- Country of origin: Portugal
- Original language: Portuguese

Production
- Production locations: Lisbon, Portugal

Original release
- Network: I Programa
- Release: 8 January 1969 – 28 March 1974

= Conversa em Família =

Conversa em Família was a Portuguese political commentary program aired on RTP from January 8, 1969, to March 28, 1974, for a total of sixteen editions. The program was presented by Marcelo Caetano.
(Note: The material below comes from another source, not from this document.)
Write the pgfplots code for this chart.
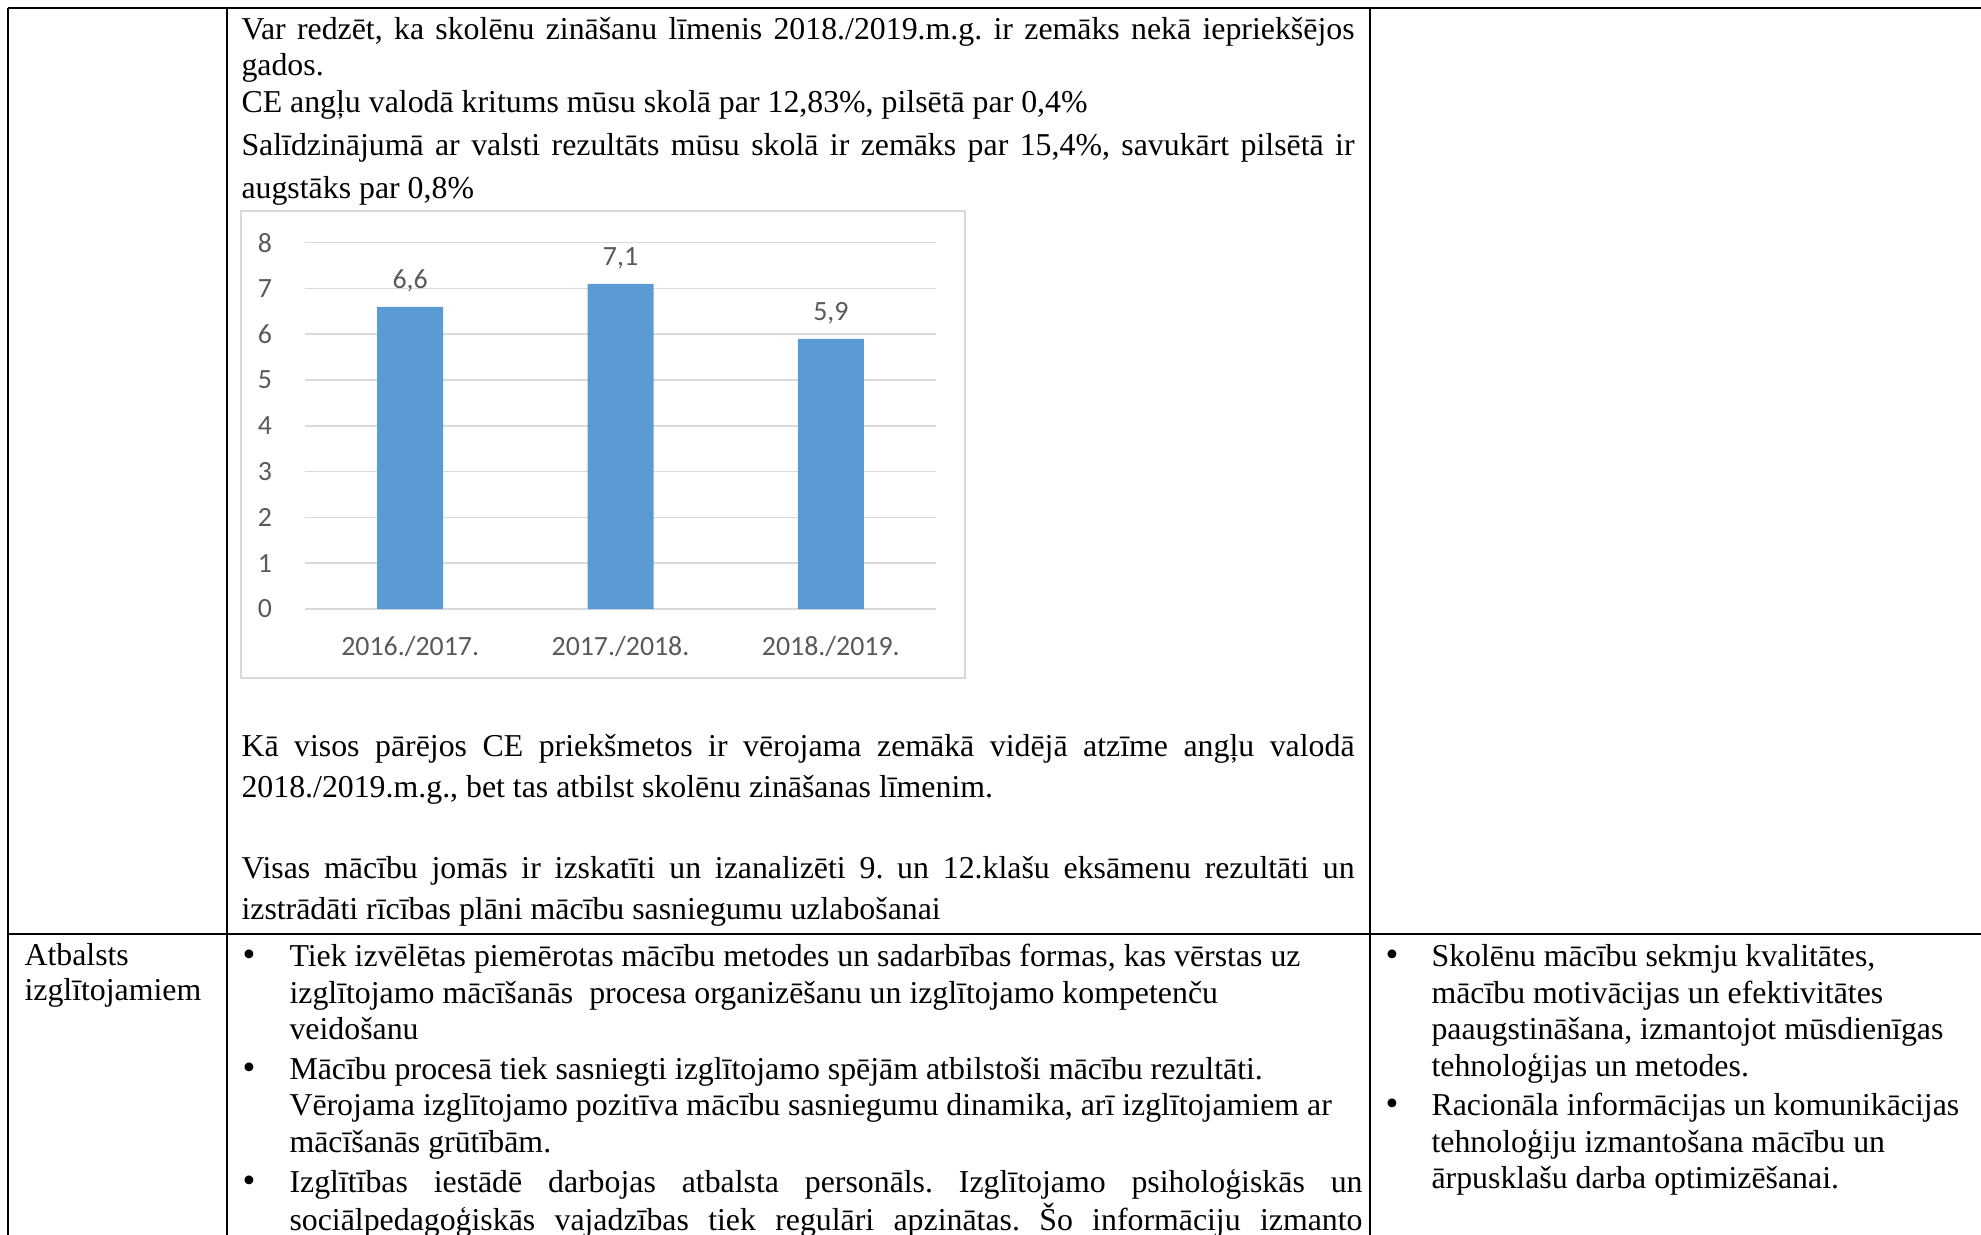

The purpose of the program was to communicate the latest governmental developments at a time when the Estado Novo regime was facing a crisis, while showing the policies for Portugal's future. Its first edition, on January 8, 1969, came three and a half months after he became prime minister; being dedicated to the topic of financial and economic problems, a complex topic which Marcelo Caetano explained in an easier to understand language, related to the 1969 state budget. The usage of television marked an improvement to Salazar's usage of the mass media to broadcast his speeches, given that he only used radio for that end.

The final edition was dedicated to the failed fall of the regime in Caldas on March 16, 1974, considering it as a "sad military episode".

RTP acquired its first teleprompter, which was reserved specifically for the program, with the prime minister as its beneficiary. The program was initially directed by Hélder Mendes, later replaced by Ramiro Valadão, and finally, Alfredo Tropa.